-- INSTRUCTIONS FOR THE TASK --
Retype all of the data. Every line must match exactly.

BEGIN

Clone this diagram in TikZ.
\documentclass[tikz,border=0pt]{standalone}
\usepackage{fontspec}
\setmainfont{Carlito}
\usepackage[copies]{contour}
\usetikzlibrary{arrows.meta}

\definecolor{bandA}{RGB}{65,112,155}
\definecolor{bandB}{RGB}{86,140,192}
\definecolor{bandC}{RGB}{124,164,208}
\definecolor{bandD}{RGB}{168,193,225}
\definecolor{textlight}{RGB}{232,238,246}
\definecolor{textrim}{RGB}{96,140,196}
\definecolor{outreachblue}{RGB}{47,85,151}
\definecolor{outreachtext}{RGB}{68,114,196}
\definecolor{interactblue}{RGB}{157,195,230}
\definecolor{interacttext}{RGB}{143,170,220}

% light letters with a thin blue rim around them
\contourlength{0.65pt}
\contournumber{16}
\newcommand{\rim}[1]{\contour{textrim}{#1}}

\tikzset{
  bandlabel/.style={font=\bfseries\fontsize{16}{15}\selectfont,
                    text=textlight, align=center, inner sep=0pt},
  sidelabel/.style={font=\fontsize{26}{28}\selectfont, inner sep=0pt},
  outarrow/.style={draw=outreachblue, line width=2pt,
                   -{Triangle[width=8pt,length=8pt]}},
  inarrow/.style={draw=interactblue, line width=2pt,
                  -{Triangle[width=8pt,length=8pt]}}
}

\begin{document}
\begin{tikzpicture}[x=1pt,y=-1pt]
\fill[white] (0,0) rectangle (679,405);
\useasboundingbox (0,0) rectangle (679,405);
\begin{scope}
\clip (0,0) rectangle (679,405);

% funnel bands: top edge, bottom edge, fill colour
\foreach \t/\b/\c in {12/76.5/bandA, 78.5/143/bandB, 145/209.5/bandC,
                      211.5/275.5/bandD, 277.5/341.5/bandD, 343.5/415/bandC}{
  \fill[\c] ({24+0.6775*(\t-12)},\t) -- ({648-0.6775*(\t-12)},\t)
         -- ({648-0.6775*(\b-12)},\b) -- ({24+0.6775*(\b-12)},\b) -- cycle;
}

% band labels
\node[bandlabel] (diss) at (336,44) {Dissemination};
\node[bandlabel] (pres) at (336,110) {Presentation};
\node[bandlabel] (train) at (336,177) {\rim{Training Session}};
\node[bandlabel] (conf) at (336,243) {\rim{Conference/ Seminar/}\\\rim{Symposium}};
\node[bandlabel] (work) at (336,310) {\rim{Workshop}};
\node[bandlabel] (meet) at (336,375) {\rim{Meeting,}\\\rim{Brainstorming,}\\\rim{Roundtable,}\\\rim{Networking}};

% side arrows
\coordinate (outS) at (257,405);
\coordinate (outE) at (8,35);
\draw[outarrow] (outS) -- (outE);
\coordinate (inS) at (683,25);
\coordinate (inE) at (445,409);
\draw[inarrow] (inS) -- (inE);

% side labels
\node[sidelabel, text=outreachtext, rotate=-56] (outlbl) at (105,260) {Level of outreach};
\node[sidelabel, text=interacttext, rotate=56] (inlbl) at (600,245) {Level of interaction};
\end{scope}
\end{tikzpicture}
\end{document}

END

-- EXPECTED ANSWER --
Clone this diagram in TikZ.
\documentclass[tikz,border=0pt]{standalone}
\usepackage{fontspec}
\setmainfont{Carlito}
\usepackage[copies]{contour}
\usetikzlibrary{arrows.meta}

\definecolor{bandA}{RGB}{65,112,155}
\definecolor{bandB}{RGB}{86,140,192}
\definecolor{bandC}{RGB}{124,164,208}
\definecolor{bandD}{RGB}{168,193,225}
\definecolor{textlight}{RGB}{232,238,246}
\definecolor{textrim}{RGB}{96,140,196}
\definecolor{outreachblue}{RGB}{47,85,151}
\definecolor{outreachtext}{RGB}{68,114,196}
\definecolor{interactblue}{RGB}{157,195,230}
\definecolor{interacttext}{RGB}{143,170,220}

% light letters with a thin blue rim around them
\contourlength{0.65pt}
\contournumber{16}
\newcommand{\rim}[1]{\contour{textrim}{#1}}

\tikzset{
  bandlabel/.style={font=\bfseries\fontsize{16}{15}\selectfont,
                    text=textlight, align=center, inner sep=0pt},
  sidelabel/.style={font=\fontsize{26}{28}\selectfont, inner sep=0pt},
  outarrow/.style={draw=outreachblue, line width=2pt,
                   -{Triangle[width=8pt,length=8pt]}},
  inarrow/.style={draw=interactblue, line width=2pt,
                  -{Triangle[width=8pt,length=8pt]}}
}

\begin{document}
\begin{tikzpicture}[x=1pt,y=-1pt]
\fill[white] (0,0) rectangle (679,405);
\useasboundingbox (0,0) rectangle (679,405);
\begin{scope}
\clip (0,0) rectangle (679,405);

% funnel bands: top edge, bottom edge, fill colour
\foreach \t/\b/\c in {12/76.5/bandA, 78.5/143/bandB, 145/209.5/bandC,
                      211.5/275.5/bandD, 277.5/341.5/bandD, 343.5/415/bandC}{
  \fill[\c] ({24+0.6775*(\t-12)},\t) -- ({648-0.6775*(\t-12)},\t)
         -- ({648-0.6775*(\b-12)},\b) -- ({24+0.6775*(\b-12)},\b) -- cycle;
}

% band labels
\node[bandlabel] (diss) at (336,44) {Dissemination};
\node[bandlabel] (pres) at (336,110) {Presentation};
\node[bandlabel] (train) at (336,177) {\rim{Training Session}};
\node[bandlabel] (conf) at (336,243) {\rim{Conference/ Seminar/}\\\rim{Symposium}};
\node[bandlabel] (work) at (336,310) {\rim{Workshop}};
\node[bandlabel] (meet) at (336,375) {\rim{Meeting,}\\\rim{Brainstorming,}\\\rim{Roundtable,}\\\rim{Networking}};

% side arrows
\coordinate (outS) at (257,405);
\coordinate (outE) at (8,35);
\draw[outarrow] (outS) -- (outE);
\coordinate (inS) at (683,25);
\coordinate (inE) at (445,409);
\draw[inarrow] (inS) -- (inE);

% side labels
\node[sidelabel, text=outreachtext, rotate=-56] (outlbl) at (105,260) {Level of outreach};
\node[sidelabel, text=interacttext, rotate=56] (inlbl) at (600,245) {Level of interaction};
\end{scope}
\end{tikzpicture}
\end{document}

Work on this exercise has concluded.